Document Type

Article

Publication Date

9-2015

Journal

University of Miami Law Review

Volume

69

First Page

17

Last Page

26

Abstract

In her article, The (Non)-Right to Sex, Professor Mary Ziegler excavates the fascinating legal history of the “sex gap” — the historical failure to address sexual liberty — in the constitutional canon and offers an important cautionary tale for contemporary advocacy of marriage equality. By surfacing lost efforts to expand sexual liberty, and by linking that liberty to intersectional concerns about class, gender, and racial equality, Professor Ziegler both explains why sexual freedom has received such limited constitutional protection and shows how incrementalist litigation strategies aimed at progressive legal change have inadvertently strengthened the state’s power to delimit sexual expression.

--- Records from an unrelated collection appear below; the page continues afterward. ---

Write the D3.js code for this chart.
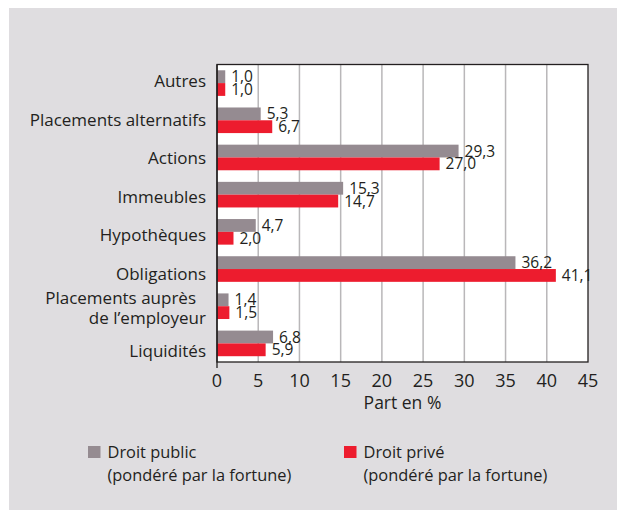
<!DOCTYPE html>
<html>
<head>
<meta charset="utf-8">
<script src="https://cdn.jsdelivr.net/npm/d3@7"></script>
<style>
  body { margin: 0; background: #fff; }
  svg text { font-family: "Open Sans", sans-serif; fill: #231f20; }
</style>
</head>
<body>
<svg id="chart" width="617" height="510"></svg>
<script>
// data
const categories = [
  "Autres",
  "Placements alternatifs",
  "Actions",
  "Immeubles",
  "Hypothèques",
  "Obligations",
  "Placements auprès\nde l’employeur",
  "Liquidités"
]
const publicValues = [1.0, 5.3, 29.3, 15.3, 4.7, 36.2, 1.4, 6.8]
const priveValues = [1.0, 6.7, 27.0, 14.7, 2.0, 41.1, 1.5, 5.9]
const xTicks = [0, 5, 10, 15, 20, 25, 30, 35, 40, 45]
const seriesNames = ["Droit public", "Droit privé"]
const legendSub = "(pondéré par la fortune)"

const grayColor = "#958b91"
const redColor = "#ed1c2e"

const svg = d3.select("#chart")

// panel background
svg.append("rect")
  .attr("x", 9).attr("y", 8)
  .attr("width", 608).attr("height", 502)
  .attr("fill", "#dfdde0")

const margin = { top: 64.5, left: 217, right: 588, bottom: 362 }

const x = d3.scaleLinear().domain([0, 45]).range([margin.left, margin.right])
const y = d3.scaleBand().domain(d3.range(categories.length)).range([margin.top, margin.bottom])
// the category names sit on their own, slightly wider spacing
const yLabel = d3.scalePoint().domain(d3.range(categories.length)).range([87.3, 356.7])

// plot area
svg.append("rect")
  .attr("x", margin.left).attr("y", margin.top)
  .attr("width", margin.right - margin.left).attr("height", margin.bottom - margin.top)
  .attr("fill", "#fff")

// grid
svg.append("g").selectAll("line")
  .data(xTicks.slice(1, -1))
  .join("line")
  .attr("x1", d => x(d)).attr("x2", d => x(d))
  .attr("y1", margin.top).attr("y2", margin.bottom)
  .attr("stroke", "#b9b7b9").attr("stroke-width", 1.5)

const barH = 12.8
const rows = svg.append("g").selectAll("g")
  .data(categories)
  .join("g")
  .attr("transform", (d, i) => "translate(0," + (y(i) + y.bandwidth() / 2) + ")")

rows.append("rect")
  .attr("x", x(0)).attr("y", -barH)
  .attr("width", (d, i) => x(publicValues[i]) - x(0))
  .attr("height", barH)
  .attr("fill", grayColor)

rows.append("rect")
  .attr("x", x(0)).attr("y", 0)
  .attr("width", (d, i) => x(priveValues[i]) - x(0))
  .attr("height", barH)
  .attr("fill", redColor)

const fmt = v => v.toFixed(1).replace(".", ",")

rows.append("text")
  .attr("x", (d, i) => x(publicValues[i]) + 6)
  .attr("y", -barH / 2 + 5.5)
  .attr("font-size", 15.5)
  .text((d, i) => fmt(publicValues[i]))

rows.append("text")
  .attr("x", (d, i) => x(priveValues[i]) + 6)
  .attr("y", barH / 2 + 5.5)
  .attr("font-size", 15.5)
  .text((d, i) => fmt(priveValues[i]))

// category labels
svg.append("g").selectAll("text")
  .data(categories)
  .join("text")
  .attr("text-anchor", "end")
  .attr("font-size", 17)
  .attr("transform", (d, i) => "translate(0," + yLabel(i) + ")")
  .each(function (d) {
    const lines = d.split("\n")
    const t = d3.select(this)
    if (lines.length === 1) {
      t.append("tspan").attr("x", 206).attr("y", 0).text(d)
    } else {
      t.append("tspan").attr("x", 196).attr("y", -14).text(lines[0])
      t.append("tspan").attr("x", 206).attr("y", 6).text(lines[1])
    }
  })

// frame
svg.append("rect")
  .attr("x", margin.left).attr("y", margin.top)
  .attr("width", margin.right - margin.left).attr("height", margin.bottom - margin.top)
  .attr("fill", "none").attr("stroke", "#231f20").attr("stroke-width", 1.3)

svg.append("line")
  .attr("x1", x(0)).attr("x2", x(0))
  .attr("y1", margin.top).attr("y2", margin.bottom + 6)
  .attr("stroke", "#231f20").attr("stroke-width", 1.3)

// x tick labels
svg.append("g").selectAll("text")
  .data(xTicks)
  .join("text")
  .attr("x", d => x(d)).attr("y", 387)
  .attr("text-anchor", "middle")
  .attr("font-size", 18)
  .text(d => d)

svg.append("text")
  .attr("x", (margin.left + margin.right) / 2).attr("y", 409)
  .attr("text-anchor", "middle")
  .attr("font-size", 17.5)
  .text("Part en %")

// legend
const legend = svg.append("g").selectAll("g")
  .data(seriesNames)
  .join("g")
  .attr("transform", (d, i) => "translate(" + (i === 0 ? 88 : 344) + ",446)")

legend.append("rect")
  .attr("width", 12.5).attr("height", 12)
  .attr("fill", (d, i) => i === 0 ? grayColor : redColor)

legend.append("text")
  .attr("x", 19.5).attr("y", 11.5)
  .attr("font-size", 16.4)
  .text(d => d)

legend.append("text")
  .attr("x", 19.5).attr("y", 34.5)
  .attr("font-size", 16.4)
  .text(legendSub)
</script>
</body>
</html>
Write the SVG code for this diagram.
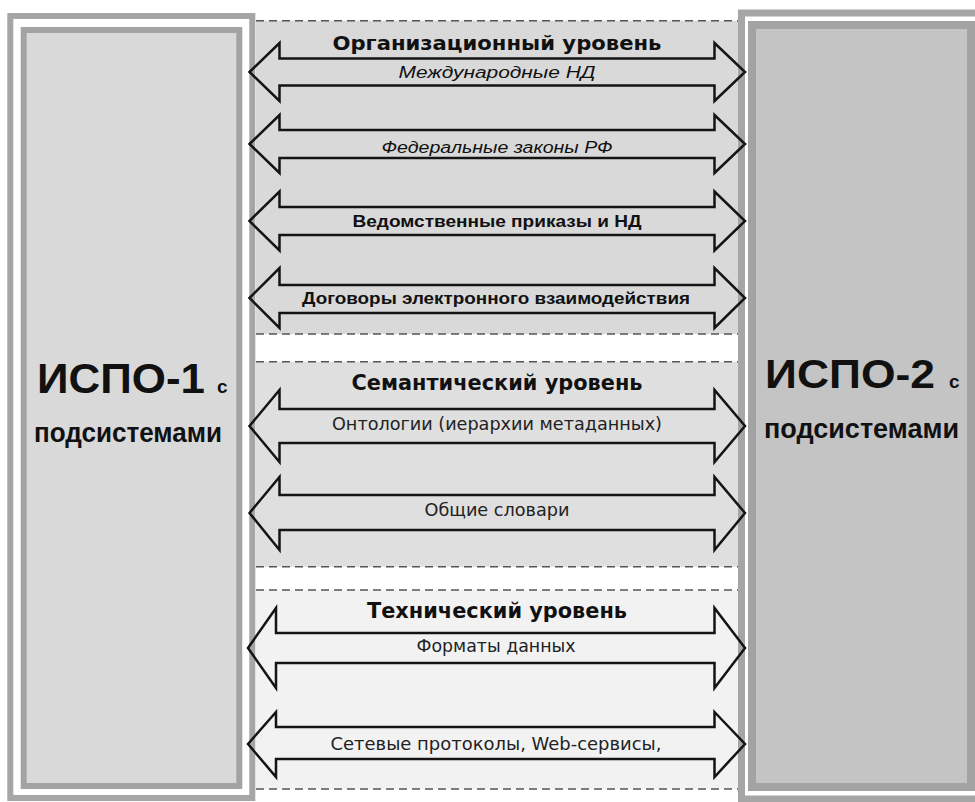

This brief comment builds on Professor Ziegler’s article to highlight how the sex gap in the Supreme Court’s foundational equal protection and substantive due process cases limits not only sexual liberty, but also continues to impede sex equality under the law. This comment highlights the sex discrimination aspects of Griswold v. Connecticut that the Court ignored and adds Geduldig v. Aiello to the list of the Court’s canonical cases that took apart the connections between sexuality, reproduction, and sex equality in constitutional analysis. The Court’s disassociation of sexual liberty, reproductive liberty, and gender equality from one another has impoverished all three interrelated aspects of women’s right to equal citizenship.